Stated exercise :: Copy out every line exactly, passing over the pictures.

Data shown ::
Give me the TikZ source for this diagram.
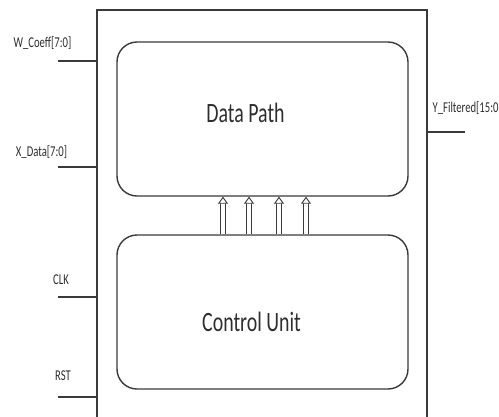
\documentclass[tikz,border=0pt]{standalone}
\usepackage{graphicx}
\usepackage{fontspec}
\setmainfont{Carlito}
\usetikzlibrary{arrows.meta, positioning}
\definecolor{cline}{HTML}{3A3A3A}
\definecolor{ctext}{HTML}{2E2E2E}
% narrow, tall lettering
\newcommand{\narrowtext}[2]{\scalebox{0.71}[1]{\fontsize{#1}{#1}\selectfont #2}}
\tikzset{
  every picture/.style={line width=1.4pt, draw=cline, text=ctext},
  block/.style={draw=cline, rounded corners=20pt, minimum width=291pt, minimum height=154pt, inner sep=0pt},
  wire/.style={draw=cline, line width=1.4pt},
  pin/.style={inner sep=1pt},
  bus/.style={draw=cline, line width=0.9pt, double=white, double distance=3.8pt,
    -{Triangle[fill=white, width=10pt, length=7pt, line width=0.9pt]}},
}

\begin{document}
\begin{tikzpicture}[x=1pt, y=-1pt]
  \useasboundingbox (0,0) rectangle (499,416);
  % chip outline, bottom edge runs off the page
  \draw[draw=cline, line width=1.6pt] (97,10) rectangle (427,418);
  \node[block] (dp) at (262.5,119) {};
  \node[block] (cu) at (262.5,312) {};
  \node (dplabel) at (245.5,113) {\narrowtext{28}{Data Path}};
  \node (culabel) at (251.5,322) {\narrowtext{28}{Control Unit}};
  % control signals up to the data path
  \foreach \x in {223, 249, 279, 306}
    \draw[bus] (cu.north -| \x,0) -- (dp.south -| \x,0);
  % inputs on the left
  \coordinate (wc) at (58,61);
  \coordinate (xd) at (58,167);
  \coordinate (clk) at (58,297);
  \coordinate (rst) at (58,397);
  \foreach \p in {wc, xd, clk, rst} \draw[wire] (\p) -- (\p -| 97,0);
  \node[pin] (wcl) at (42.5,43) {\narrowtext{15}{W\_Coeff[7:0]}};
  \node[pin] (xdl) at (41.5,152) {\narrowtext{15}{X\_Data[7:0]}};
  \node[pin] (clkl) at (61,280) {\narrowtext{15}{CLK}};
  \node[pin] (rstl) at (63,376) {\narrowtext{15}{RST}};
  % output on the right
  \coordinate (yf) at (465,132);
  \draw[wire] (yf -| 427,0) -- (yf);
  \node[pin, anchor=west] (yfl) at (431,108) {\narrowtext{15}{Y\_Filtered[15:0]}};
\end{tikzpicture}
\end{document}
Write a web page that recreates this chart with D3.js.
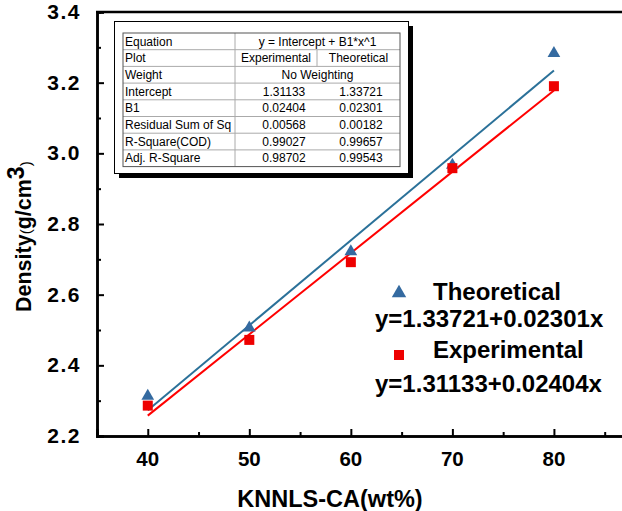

Result for this task ::
Give me the TikZ source for this diagram.
\documentclass[tikz,border=0pt]{standalone}
\usepackage{graphicx}
\usepackage{fontspec}
\setmainfont{Carlito}
\usetikzlibrary{arrows.meta, positioning}
\definecolor{cline}{HTML}{3A3A3A}
\definecolor{ctext}{HTML}{2E2E2E}
% narrow, tall lettering
\newcommand{\narrowtext}[2]{\scalebox{0.71}[1]{\fontsize{#1}{#1}\selectfont #2}}
\tikzset{
  every picture/.style={line width=1.4pt, draw=cline, text=ctext},
  block/.style={draw=cline, rounded corners=20pt, minimum width=291pt, minimum height=154pt, inner sep=0pt},
  wire/.style={draw=cline, line width=1.4pt},
  pin/.style={inner sep=1pt},
  bus/.style={draw=cline, line width=0.9pt, double=white, double distance=3.8pt,
    -{Triangle[fill=white, width=10pt, length=7pt, line width=0.9pt]}},
}

\begin{document}
\begin{tikzpicture}[x=1pt, y=-1pt]
  \useasboundingbox (0,0) rectangle (499,416);
  % chip outline, bottom edge runs off the page
  \draw[draw=cline, line width=1.6pt] (97,10) rectangle (427,418);
  \node[block] (dp) at (262.5,119) {};
  \node[block] (cu) at (262.5,312) {};
  \node (dplabel) at (245.5,113) {\narrowtext{28}{Data Path}};
  \node (culabel) at (251.5,322) {\narrowtext{28}{Control Unit}};
  % control signals up to the data path
  \foreach \x in {223, 249, 279, 306}
    \draw[bus] (cu.north -| \x,0) -- (dp.south -| \x,0);
  % inputs on the left
  \coordinate (wc) at (58,61);
  \coordinate (xd) at (58,167);
  \coordinate (clk) at (58,297);
  \coordinate (rst) at (58,397);
  \foreach \p in {wc, xd, clk, rst} \draw[wire] (\p) -- (\p -| 97,0);
  \node[pin] (wcl) at (42.5,43) {\narrowtext{15}{W\_Coeff[7:0]}};
  \node[pin] (xdl) at (41.5,152) {\narrowtext{15}{X\_Data[7:0]}};
  \node[pin] (clkl) at (61,280) {\narrowtext{15}{CLK}};
  \node[pin] (rstl) at (63,376) {\narrowtext{15}{RST}};
  % output on the right
  \coordinate (yf) at (465,132);
  \draw[wire] (yf -| 427,0) -- (yf);
  \node[pin, anchor=west] (yfl) at (431,108) {\narrowtext{15}{Y\_Filtered[15:0]}};
\end{tikzpicture}
\end{document}
Write a web page that recreates this chart with D3.js.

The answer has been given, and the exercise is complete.